Future exhibitions at Lacey Contemporary include Bacon, Fenn and Moran: A dedication to form (5th – 16th November); Winter Pride UK Arts Awards (18th – 29th November) and Launch Part 2 (3rd – 23rd December). Find out more on all of Lacey Contemporary’s exhibitions at www.laceycontemporarygallery.co.uk.
One of Notting Hill’s finest bookstores, Book & Kitchen, has a couple of exciting events lined up for September!
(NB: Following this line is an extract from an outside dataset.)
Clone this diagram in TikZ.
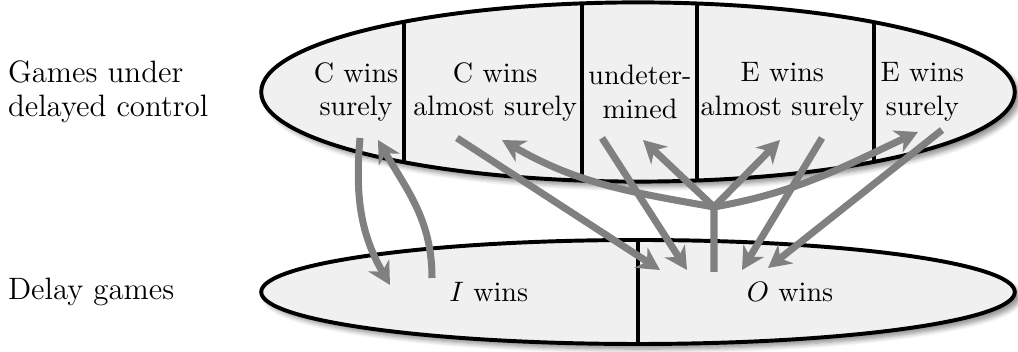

First up, a ten-week masterclass in children’s picture book writing and illustration starts that month, taught by Dr Karenanne Knight. Starting on Monday 15th September, the course is perfect for anyone that’s got an idea for a children’s book – whether actually properly planned out, only roughly jotted down, or even just kept in their heads for the moment – as at the masterclass, you’ll be able to find out exactly what it takes and what’s involved to develop such a book. The course will include special guest visit from publisher’s and children’s authors, which will help attendees find out more about not only the creative process, but also about the publishing side of things.
Also in September, Book and Kitchen will be hosting the Poster After Life exhibition by artist Gosia Łapsa-Malawska. The exhibition is based on a collection of old posters that Gosia photographed and collected in Europe and South America. The Polish artist – who is now based in London – has created new artworks from neglected ones, offering a fresh outlook on our streets and cities that is tinged with nostalgia.
The exhibition is on from Tuesday 2nd to Friday 29th September (closed Mondays) and entry is free.